Unusual Plants from the Garden of Dr. Darrel Apps

Sometimes when I see something so fantastical, so extraordinary that it is completely beyond my comprehension, I imagine what people might have thought when first seeing a rhinoceros or a coelacanth. This feeling doesn't happen often for me in gardens, but every so often, yeah, it does.

I had just spent and hour looking over the daylilies in the breeding program of Dr. Darrel Apps when he calls on the phone and tells me I simply must come over and take a look at his clivia. It has five blooming stalks. This one is an orange one. Darrel has a yellow clivia and an orange clivia of enormous proportions.

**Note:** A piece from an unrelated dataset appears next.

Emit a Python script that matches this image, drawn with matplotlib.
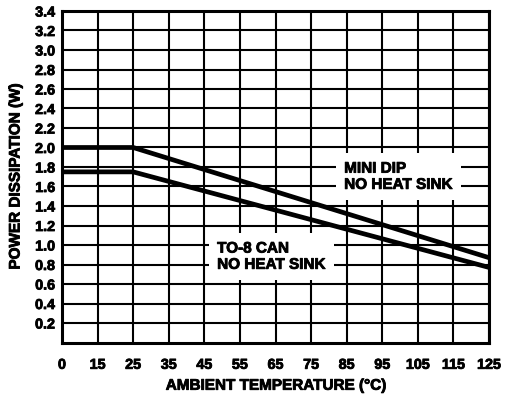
import numpy as np
import matplotlib
matplotlib.use("Agg")
import matplotlib.pyplot as plt
import matplotlib.patheffects as pe

# ---- data ----
tick_temps = [0, 15, 25, 35, 45, 55, 65, 75, 85, 95, 105, 115, 125]
y_ticks = [0.2, 0.4, 0.6, 0.8, 1.0, 1.2, 1.4, 1.6, 1.8, 2.0, 2.2, 2.4, 2.6, 2.8, 3.0, 3.2, 3.4]
temps = [0, 25, 125]
mini_dip = [2.0, 2.0, 0.87]
to8_can = [1.75, 1.75, 0.77]
label_mini = "MINI DIP\nNO HEAT SINK"
label_to8 = "TO-8 CAN\nNO HEAT SINK"

positions = np.arange(len(tick_temps), dtype=float)

def fwd(x):
    return np.interp(x, tick_temps, positions)

def inv(p):
    return np.interp(p, positions, tick_temps)

plt.rcParams['font.family'] = ['Liberation Sans', 'DejaVu Sans']
plt.rcParams['font.weight'] = 'bold'
fx = [pe.withStroke(linewidth=0.6, foreground='black')]

fig = plt.figure(figsize=(5.09, 3.95), dpi=100)
ax = fig.add_axes([62/509, (395-342.5)/395, (489-62)/509, (342.5-11)/395])
ax.set_xscale('function', functions=(fwd, inv))
ax.set_xlim(0, 125)
ax.set_ylim(0, 3.4)
ax.set_xticks(tick_temps)
ax.set_xticklabels([str(t) for t in tick_temps])
ax.set_yticks(y_ticks)
ax.set_yticklabels([f"{v:.1f}" for v in y_ticks])
ax.xaxis.set_minor_locator(matplotlib.ticker.NullLocator())
ax.tick_params(length=0, labelsize=10.3)
ax.tick_params(axis='x', pad=11)
ax.tick_params(axis='y', pad=5)
for lab in ax.get_xticklabels() + ax.get_yticklabels():
    lab.set_fontweight('bold')
    lab.set_path_effects(fx)
ax.grid(True, color='black', linewidth=1.5, zorder=1)
ax.set_axisbelow(True)
for s in ax.spines.values():
    s.set_linewidth(2.2)

ax.plot(temps, mini_dip, color='black', linewidth=3.4, zorder=3, solid_capstyle='butt')
ax.plot(temps, to8_can, color='black', linewidth=3.4, zorder=3, solid_capstyle='butt')

box = dict(facecolor='white', edgecolor='none', pad=6)
ax.text(84.3, 1.70, label_mini, ha='left', va='center', fontsize=11, fontweight='bold',
        linespacing=1.2, bbox=box, zorder=4, path_effects=fx)
ax.text(48.6, 0.88, label_to8, ha='left', va='center', fontsize=11, fontweight='bold',
        linespacing=1.2, bbox=box, zorder=4, path_effects=fx)

ax.set_xlabel("AMBIENT TEMPERATURE (\u00b0C)", fontsize=11, fontweight='bold', labelpad=5,
              path_effects=fx)
ax.set_ylabel("POWER DISSIPATION (W)", fontsize=11, fontweight='bold', labelpad=9,
              path_effects=fx)

fig.savefig("out.png", dpi=100)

I accused Marilyn and Darrel of spoofing me with fake flowers and had to rub several of the stems and blooms between my fingers just to be sure.

Equally amazing was this trumpet vine. I believe this is the first bloom I have seen, although Darrel said it had bloomed last year. I stopped talking in mid-sentence to check out this one. Dr. Apps told me it is truly hardy to zone 6 and growing here doesn't do it justice, but he couldn't help himself and had to bring it from NJ when he moved home to WI.

He told me there is a selected cultivar name 'Morning Sun'. I can only imagine what this vine would look like covered in these blooms that look nothing like the campsis radicans grown almost invasively here. Other than the leaf structure and color, they seem to have nothing in common.

Darrel can never say too many good things about the calamagrostis Karl Foerster. He tells me their are, in his opinion, just about five really good grasses for the upper tier of the United States. This is one. He also really likes the panicum 'Dewey Blues'. 'Elijah Blue' the blue fescue is another he feels is good. He hasn't mentioned the others, but my choices would be the carex 'Ice Dance' and the miscanthus purpurea - purple flame grass. I also like the panicum 'Heavy Metal' because of its uniform seed heads. He grows northern sea oats in his yard for winter flower arrangemens, so a good bet he prefers that one over my preference for the miscanthus.

A couple daylilies from Dr. Apps' breeding program. I asked him their name. He would be miffed that I've forgotten, but they are too pretty to exclude.

Dr. Apps, daylily hybridizer and promoter, has often told me that gardeners that only grow daylilies are "boring", that they limit themselves and are missing out on the really vast experience of gardening.

Dr. Apps is not one of those people.